Retype the whole listing verbatim and keep the pictures out of it.

<<<<

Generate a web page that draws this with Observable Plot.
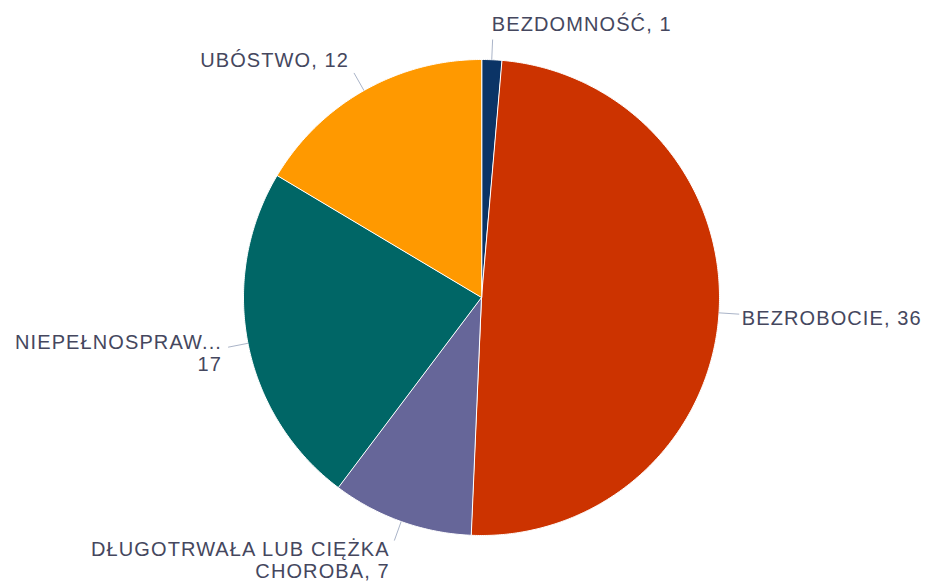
<!DOCTYPE html>
<html>
<head>
<meta charset="utf-8">
<script src="https://cdn.jsdelivr.net/npm/d3@7"></script>
<script src="https://cdn.jsdelivr.net/npm/@observablehq/plot@0.6"></script>
<style>
  html, body { margin: 0; padding: 0; background: #ffffff; }
  #chart svg { display: block; }
</style>
</head>
<body>
<div id="chart"></div>
<script>
// ---- data ----
const categories = ["BEZDOMNOŚĆ", "BEZROBOCIE", "DŁUGOTRWAŁA LUB CIĘŻKA CHOROBA", "NIEPEŁNOSPRAWNOŚĆ", "UBÓSTWO"];
const values = [1, 36, 7, 17, 12];
const labels = ["BEZDOMNOŚĆ, 1", "BEZROBOCIE, 36", "DŁUGOTRWAŁA LUB CIĘŻKA\nCHOROBA, 7", "NIEPEŁNOSPRAW...\n17", "UBÓSTWO, 12"];
const colors = ["#0b3466", "#cc3300", "#666699", "#006666", "#ff9900"];

// ---- layout ----
const W = 930, H = 587;
const cx = 481, cy = 297, R = 238;

const arcs = d3.pie().sort(null).value(d => d)(values);

// slice polygons (unit radius, y up)
const slicePts = [];
arcs.forEach((a, i) => {
  const name = categories[i];
  slicePts.push({name, x: 0, y: 0});
  const n = Math.max(2, Math.ceil((a.endAngle - a.startAngle) / (Math.PI / 360)));
  for (let k = 0; k <= n; k++) {
    const t = a.startAngle + (a.endAngle - a.startAngle) * k / n;
    slicePts.push({name, x: Math.sin(t), y: Math.cos(t)});
  }
});

// connectors and labels
const connectors = [];
const labelRows = [];
arcs.forEach((a, i) => {
  const m = (a.startAngle + a.endAngle) / 2;
  const s = Math.sin(m), c = Math.cos(m);
  connectors.push({name: categories[i], x1: s * 1.0, y1: c * 1.0, x2: s * 1.085, y2: c * 1.085});
  labelRows.push({
    text: labels[i],
    x: s >= 0 ? s * 1.1 - 0.004 : s * 1.095 - 0.016,
    y: c * 1.16 - 0.01,
    side: s >= 0 ? "right" : "left"
  });
});

const chart = Plot.plot({
  width: W,
  height: H,
  margin: 0,
  x: {domain: [-cx / R, (W - cx) / R], axis: null},
  y: {domain: [-(H - cy) / R, cy / R], axis: null},
  color: {domain: categories, range: colors},
  style: {fontFamily: "'Liberation Sans', Arial, sans-serif", background: "#ffffff", letterSpacing: "1.1px"},
  marks: [
    Plot.line(slicePts, {x: "x", y: "y", z: "name", fill: "name", stroke: "#ffffff", strokeWidth: 1, curve: "linear-closed"}),
    Plot.link(connectors, {x1: "x1", y1: "y1", x2: "x2", y2: "y2", stroke: "#aab4c8", strokeWidth: 1}),
    Plot.text(labelRows.filter(d => d.side === "right"), {x: "x", y: "y", text: "text", textAnchor: "start", fontSize: 20, fill: "#45475e", lineHeight: 1.12}),
    Plot.text(labelRows.filter(d => d.side === "left"), {x: "x", y: "y", text: "text", textAnchor: "end", fontSize: 20, fill: "#45475e", lineHeight: 1.12})
  ]
});

document.getElementById("chart").appendChild(chart);
</script>
</body>
</html>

>>>>

▶ [Result of this exercise]:
Generate a web page that draws this with Observable Plot.
<!DOCTYPE html>
<html>
<head>
<meta charset="utf-8">
<script src="https://cdn.jsdelivr.net/npm/d3@7"></script>
<script src="https://cdn.jsdelivr.net/npm/@observablehq/plot@0.6"></script>
<style>
  html, body { margin: 0; padding: 0; background: #ffffff; }
  #chart svg { display: block; }
</style>
</head>
<body>
<div id="chart"></div>
<script>
// ---- data ----
const categories = ["BEZDOMNOŚĆ", "BEZROBOCIE", "DŁUGOTRWAŁA LUB CIĘŻKA CHOROBA", "NIEPEŁNOSPRAWNOŚĆ", "UBÓSTWO"];
const values = [1, 36, 7, 17, 12];
const labels = ["BEZDOMNOŚĆ, 1", "BEZROBOCIE, 36", "DŁUGOTRWAŁA LUB CIĘŻKA\nCHOROBA, 7", "NIEPEŁNOSPRAW...\n17", "UBÓSTWO, 12"];
const colors = ["#0b3466", "#cc3300", "#666699", "#006666", "#ff9900"];

// ---- layout ----
const W = 930, H = 587;
const cx = 481, cy = 297, R = 238;

const arcs = d3.pie().sort(null).value(d => d)(values);

// slice polygons (unit radius, y up)
const slicePts = [];
arcs.forEach((a, i) => {
  const name = categories[i];
  slicePts.push({name, x: 0, y: 0});
  const n = Math.max(2, Math.ceil((a.endAngle - a.startAngle) / (Math.PI / 360)));
  for (let k = 0; k <= n; k++) {
    const t = a.startAngle + (a.endAngle - a.startAngle) * k / n;
    slicePts.push({name, x: Math.sin(t), y: Math.cos(t)});
  }
});

// connectors and labels
const connectors = [];
const labelRows = [];
arcs.forEach((a, i) => {
  const m = (a.startAngle + a.endAngle) / 2;
  const s = Math.sin(m), c = Math.cos(m);
  connectors.push({name: categories[i], x1: s * 1.0, y1: c * 1.0, x2: s * 1.085, y2: c * 1.085});
  labelRows.push({
    text: labels[i],
    x: s >= 0 ? s * 1.1 - 0.004 : s * 1.095 - 0.016,
    y: c * 1.16 - 0.01,
    side: s >= 0 ? "right" : "left"
  });
});

const chart = Plot.plot({
  width: W,
  height: H,
  margin: 0,
  x: {domain: [-cx / R, (W - cx) / R], axis: null},
  y: {domain: [-(H - cy) / R, cy / R], axis: null},
  color: {domain: categories, range: colors},
  style: {fontFamily: "'Liberation Sans', Arial, sans-serif", background: "#ffffff", letterSpacing: "1.1px"},
  marks: [
    Plot.line(slicePts, {x: "x", y: "y", z: "name", fill: "name", stroke: "#ffffff", strokeWidth: 1, curve: "linear-closed"}),
    Plot.link(connectors, {x1: "x1", y1: "y1", x2: "x2", y2: "y2", stroke: "#aab4c8", strokeWidth: 1}),
    Plot.text(labelRows.filter(d => d.side === "right"), {x: "x", y: "y", text: "text", textAnchor: "start", fontSize: 20, fill: "#45475e", lineHeight: 1.12}),
    Plot.text(labelRows.filter(d => d.side === "left"), {x: "x", y: "y", text: "text", textAnchor: "end", fontSize: 20, fill: "#45475e", lineHeight: 1.12})
  ]
});

document.getElementById("chart").appendChild(chart);
</script>
</body>
</html>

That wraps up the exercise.